A caveat in evaluation (Own observation): Since there is no off-the-shelf benchmark for viewpoint-dependent aesthetics, the authors construct "pseudo-ground truth" from dense reconstructions and evaluate using the VEN/SAMPNet models themselves. However, the teacher scores themselves can fluctuate in adjacent views. Thus, these numerical improvements are better viewed as relative indicators of "stability/fidelity" rather than absolute accuracy (which the authors also explicitly note).

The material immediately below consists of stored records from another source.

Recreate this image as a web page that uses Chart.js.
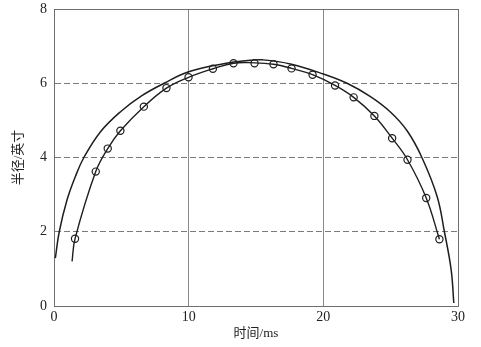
<!DOCTYPE html>
<html>
<head>
<meta charset="utf-8">
<script src="https://cdn.jsdelivr.net/npm/chart.js@4"></script>
<style>
  html, body { margin: 0; padding: 0; background: #ffffff; }
  #wrap { width: 481px; height: 347px; }
</style>
</head>
<body>
<div id="wrap"><canvas id="c" width="481" height="347"></canvas></div>
<script>
// measured points (time in ms, radius in inches)
const markerTime = [1.56, 3.10, 3.99, 4.93, 6.67, 8.35, 9.99, 11.80, 13.33, 14.89, 16.30, 17.64, 19.20, 20.87, 22.25, 23.79, 25.11, 26.25, 27.64, 28.62];
const markerRadius = [1.81, 3.62, 4.24, 4.72, 5.37, 5.87, 6.16, 6.39, 6.54, 6.54, 6.51, 6.40, 6.23, 5.94, 5.62, 5.12, 4.52, 3.94, 2.91, 1.80];

// fitted curve through the measured points
const fitTime = [1.34, 1.56, 3.10, 3.99, 4.93, 6.67, 8.35, 9.99, 11.80, 13.33, 14.89, 16.30, 17.64, 19.20, 20.87, 22.25, 23.79, 25.11, 26.25, 27.64, 28.62];
const fitRadius = [1.20, 1.81, 3.62, 4.24, 4.72, 5.37, 5.87, 6.16, 6.39, 6.54, 6.55, 6.51, 6.40, 6.23, 5.94, 5.62, 5.12, 4.52, 3.94, 2.91, 1.80];

// outer (theoretical) curve
const outerTime = [0.10, 0.39, 0.97, 1.59, 2.22, 3.47, 4.96, 6.50, 8.18, 10.00, 12.50, 14.60, 15.50, 17.55, 20.00, 21.76, 23.50, 25.00, 26.22, 27.32, 28.45, 28.99, 29.49, 29.69];
const outerRadius = [1.29, 2.00, 2.86, 3.49, 4.00, 4.70, 5.24, 5.66, 6.00, 6.31, 6.52, 6.62, 6.63, 6.52, 6.25, 6.00, 5.64, 5.22, 4.72, 4.00, 2.95, 2.00, 0.98, 0.08];

// axes
const xTicks = [0, 10, 20, 30];
const yTicks = [0, 2, 4, 6, 8];
const xTitle = '时间/ms';
const yTitle = '半径/英寸';

const toXY = (xs, ys) => xs.map((x, i) => ({ x: x, y: ys[i] }));

const framePlugin = {
  id: 'frame',
  beforeDatasetsDraw(chart) {
    const a = chart.chartArea, ctx = chart.ctx;
    ctx.save();
    ctx.strokeStyle = '#6e6e6e';
    ctx.lineWidth = 1;
    ctx.setLineDash([]);
    ctx.strokeRect(Math.round(a.left) + 0.5, Math.round(a.top) + 0.5,
                   Math.round(a.right) - Math.round(a.left), Math.round(a.bottom) - Math.round(a.top));
    ctx.restore();
  }
};

const serif = '"Liberation Serif", "Noto Sans CJK SC", serif';

new Chart(document.getElementById('c'), {
  type: 'scatter',
  data: {
    datasets: [
      {
        label: 'outer',
        data: toXY(outerTime, outerRadius),
        showLine: true,
        borderColor: '#1e1e1e',
        borderWidth: 1.5,
        pointRadius: 0,
        tension: 0.4,
        fill: false
      },
      {
        label: 'fit',
        data: toXY(fitTime, fitRadius),
        showLine: true,
        borderColor: '#1e1e1e',
        borderWidth: 1.4,
        pointRadius: 0,
        tension: 0.4,
        fill: false
      },
      {
        label: 'measured',
        data: toXY(markerTime, markerRadius),
        showLine: false,
        pointRadius: 3.6,
        pointBackgroundColor: '#ffffff',
        pointBorderColor: '#1e1e1e',
        pointBorderWidth: 1.2
      }
    ]
  },
  options: {
    responsive: false,
    animation: false,
    devicePixelRatio: 1,
    layout: { padding: { left: 0, right: 23, top: 9, bottom: 0 } },
    plugins: {
      legend: { display: false },
      tooltip: { enabled: false }
    },
    scales: {
      x: {
        type: 'linear',
        min: 0,
        max: 30,
        afterBuildTicks: (s) => { s.ticks = xTicks.map(v => ({ value: v })); },
        afterFit: (s) => { s.height = 41; s.paddingLeft = 0; s.paddingRight = 0; },
        ticks: {
          padding: 3,
          color: '#222',
          font: { family: serif, size: 14 },
          maxRotation: 0
        },
        grid: { color: '#8a8a8a', lineWidth: 1, drawTicks: false },
        border: { display: true, color: '#6e6e6e', width: 1 },
        title: {
          display: true,
          text: xTitle,
          color: '#222',
          font: { family: serif, size: 13 },
          padding: { top: 0, bottom: 6 }
        }
      },
      y: {
        type: 'linear',
        min: 0,
        max: 8,
        afterBuildTicks: (s) => { s.ticks = yTicks.map(v => ({ value: v })); },
        afterFit: (s) => { s.width = 54; s.paddingTop = 0; s.paddingBottom = 0; },
        ticks: {
          padding: 7,
          color: '#222',
          font: { family: serif, size: 14 }
        },
        grid: { color: '#7a7a7a', lineWidth: 1, drawTicks: false },
        border: {
          display: true, color: '#6e6e6e', width: 1,
          dash: (c) => (c.tick && c.tick.value > 0 && c.tick.value < 8) ? [6, 3] : []
        },
        title: {
          display: true,
          text: yTitle,
          color: '#222',
          font: { family: serif, size: 13 },
          padding: { top: 11, bottom: 0 }
        }
      }
    }
  },
  plugins: [framePlugin]
});
</script>
</body>
</html>
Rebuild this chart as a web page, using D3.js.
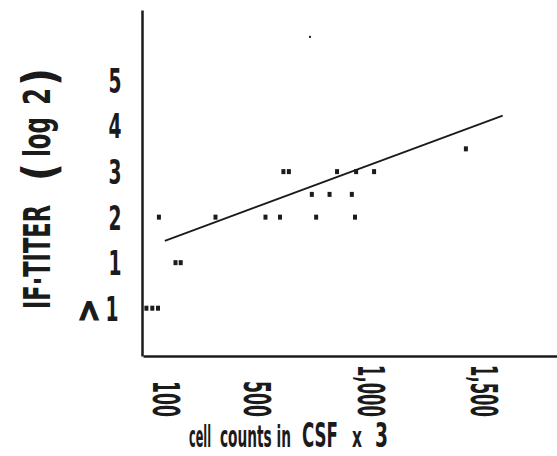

vs. Single-view fine-tuning (UNIC, Su, Li, Uchida, Yao): These methods predict limited camera movement from a single image or "hallucinate" a wider field of view using outpainting/generative models. Ours, in contrast, explicitly constructs a geometry-grounded 3D aesthetic field. The difference lies in our ability to perform genuine parallax changes and compose adjustments (e.g., moving objects in/out of the frame) across observed views, ensuring consistency with the real scene geometry. The downside is requiring sparse multi-view inputs and camera poses instead of a single image.
vs. 3D Exploration (AutoPhoto, GAIT, ViewActive, Skartados): These methods iteratively explore real or simulated environments via RL or genetic algorithms, requiring dense capture or pre-built 3D assets, which incur high physical movement costs. Ours infers the aesthetic field feedforwardly from sparse observations and searches "virtually" and differentiably within the field, eliminating RL exploration and dense capture.
vs. 3D Gaussian Feature Distillation (Semantic Segmentation): Prior works distill viewpoint-invariant semantic features into Gaussian fields. Ours extends this paradigm to viewpoint-dependent aesthetic features, tackling the unique challenge of "aesthetics changing with perspective" via viewpoint conditioning—a problem not faced by semantic distillation.

Rating¶

Novelty: ⭐⭐⭐⭐⭐ Proposes the 3D aesthetic field for the first time, distilling viewpoint-dependent aesthetics into a Gaussian field, initiating a new task/direction.
Experimental Thoroughness: ⭐⭐⭐⭐ Two datasets, multiple input counts, various baselines + comprehensive ablation and gradient analysis. However, due to the lack of real human evaluation benchmarks, most metrics are relative.
Writing Quality: ⭐⭐⭐⭐⭐ The logic chain of motivation-diagnosis-design-verification is clean, with excellent supporting figures and tables.
Value: ⭐⭐⭐⭐ High practical potential for computational photography, VR/AR viewpoint planning, and autonomous UAV camera control. The strategy is also transferable to other viewpoint-dependent subjective qualities.